───── Data extract

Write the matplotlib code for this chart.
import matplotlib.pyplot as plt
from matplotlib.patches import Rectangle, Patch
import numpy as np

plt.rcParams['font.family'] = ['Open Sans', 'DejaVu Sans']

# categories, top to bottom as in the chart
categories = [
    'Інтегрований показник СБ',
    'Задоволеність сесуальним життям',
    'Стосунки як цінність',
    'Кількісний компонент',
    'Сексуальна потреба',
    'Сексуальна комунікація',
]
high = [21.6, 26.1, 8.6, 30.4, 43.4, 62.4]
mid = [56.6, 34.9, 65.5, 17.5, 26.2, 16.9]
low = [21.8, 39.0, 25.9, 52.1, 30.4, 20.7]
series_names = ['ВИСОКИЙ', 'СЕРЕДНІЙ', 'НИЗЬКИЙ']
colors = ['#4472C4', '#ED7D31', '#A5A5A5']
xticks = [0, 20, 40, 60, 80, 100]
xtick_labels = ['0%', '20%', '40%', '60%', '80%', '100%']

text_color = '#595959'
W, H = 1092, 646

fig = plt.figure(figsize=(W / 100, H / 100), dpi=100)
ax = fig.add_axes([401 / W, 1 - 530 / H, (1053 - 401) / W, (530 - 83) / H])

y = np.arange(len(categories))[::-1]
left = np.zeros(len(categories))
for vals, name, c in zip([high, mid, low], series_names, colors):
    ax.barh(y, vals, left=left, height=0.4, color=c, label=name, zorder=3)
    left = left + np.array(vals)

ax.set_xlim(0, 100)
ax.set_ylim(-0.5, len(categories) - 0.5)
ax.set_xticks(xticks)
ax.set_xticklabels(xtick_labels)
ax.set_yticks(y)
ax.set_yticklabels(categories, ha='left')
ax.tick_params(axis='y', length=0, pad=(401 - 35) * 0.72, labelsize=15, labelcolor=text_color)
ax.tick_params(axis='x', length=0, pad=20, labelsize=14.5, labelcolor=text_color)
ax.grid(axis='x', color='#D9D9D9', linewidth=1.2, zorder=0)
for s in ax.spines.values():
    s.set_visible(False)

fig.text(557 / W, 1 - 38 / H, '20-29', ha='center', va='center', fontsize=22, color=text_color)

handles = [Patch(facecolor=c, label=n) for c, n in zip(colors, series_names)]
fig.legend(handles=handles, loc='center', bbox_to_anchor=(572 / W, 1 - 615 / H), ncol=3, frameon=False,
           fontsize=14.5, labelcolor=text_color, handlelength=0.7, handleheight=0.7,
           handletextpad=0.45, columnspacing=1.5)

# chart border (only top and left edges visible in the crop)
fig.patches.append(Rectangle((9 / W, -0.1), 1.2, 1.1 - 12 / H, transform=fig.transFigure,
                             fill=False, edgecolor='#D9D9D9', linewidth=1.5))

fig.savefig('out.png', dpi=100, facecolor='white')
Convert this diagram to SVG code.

──────────

All of the data shown above must be copied exactly.

### [Task response]
Write the matplotlib code for this chart.
import matplotlib.pyplot as plt
from matplotlib.patches import Rectangle, Patch
import numpy as np

plt.rcParams['font.family'] = ['Open Sans', 'DejaVu Sans']

# categories, top to bottom as in the chart
categories = [
    'Інтегрований показник СБ',
    'Задоволеність сесуальним життям',
    'Стосунки як цінність',
    'Кількісний компонент',
    'Сексуальна потреба',
    'Сексуальна комунікація',
]
high = [21.6, 26.1, 8.6, 30.4, 43.4, 62.4]
mid = [56.6, 34.9, 65.5, 17.5, 26.2, 16.9]
low = [21.8, 39.0, 25.9, 52.1, 30.4, 20.7]
series_names = ['ВИСОКИЙ', 'СЕРЕДНІЙ', 'НИЗЬКИЙ']
colors = ['#4472C4', '#ED7D31', '#A5A5A5']
xticks = [0, 20, 40, 60, 80, 100]
xtick_labels = ['0%', '20%', '40%', '60%', '80%', '100%']

text_color = '#595959'
W, H = 1092, 646

fig = plt.figure(figsize=(W / 100, H / 100), dpi=100)
ax = fig.add_axes([401 / W, 1 - 530 / H, (1053 - 401) / W, (530 - 83) / H])

y = np.arange(len(categories))[::-1]
left = np.zeros(len(categories))
for vals, name, c in zip([high, mid, low], series_names, colors):
    ax.barh(y, vals, left=left, height=0.4, color=c, label=name, zorder=3)
    left = left + np.array(vals)

ax.set_xlim(0, 100)
ax.set_ylim(-0.5, len(categories) - 0.5)
ax.set_xticks(xticks)
ax.set_xticklabels(xtick_labels)
ax.set_yticks(y)
ax.set_yticklabels(categories, ha='left')
ax.tick_params(axis='y', length=0, pad=(401 - 35) * 0.72, labelsize=15, labelcolor=text_color)
ax.tick_params(axis='x', length=0, pad=20, labelsize=14.5, labelcolor=text_color)
ax.grid(axis='x', color='#D9D9D9', linewidth=1.2, zorder=0)
for s in ax.spines.values():
    s.set_visible(False)

fig.text(557 / W, 1 - 38 / H, '20-29', ha='center', va='center', fontsize=22, color=text_color)

handles = [Patch(facecolor=c, label=n) for c, n in zip(colors, series_names)]
fig.legend(handles=handles, loc='center', bbox_to_anchor=(572 / W, 1 - 615 / H), ncol=3, frameon=False,
           fontsize=14.5, labelcolor=text_color, handlelength=0.7, handleheight=0.7,
           handletextpad=0.45, columnspacing=1.5)

# chart border (only top and left edges visible in the crop)
fig.patches.append(Rectangle((9 / W, -0.1), 1.2, 1.1 - 12 / H, transform=fig.transFigure,
                             fill=False, edgecolor='#D9D9D9', linewidth=1.5))

fig.savefig('out.png', dpi=100, facecolor='white')
Convert this diagram to SVG code.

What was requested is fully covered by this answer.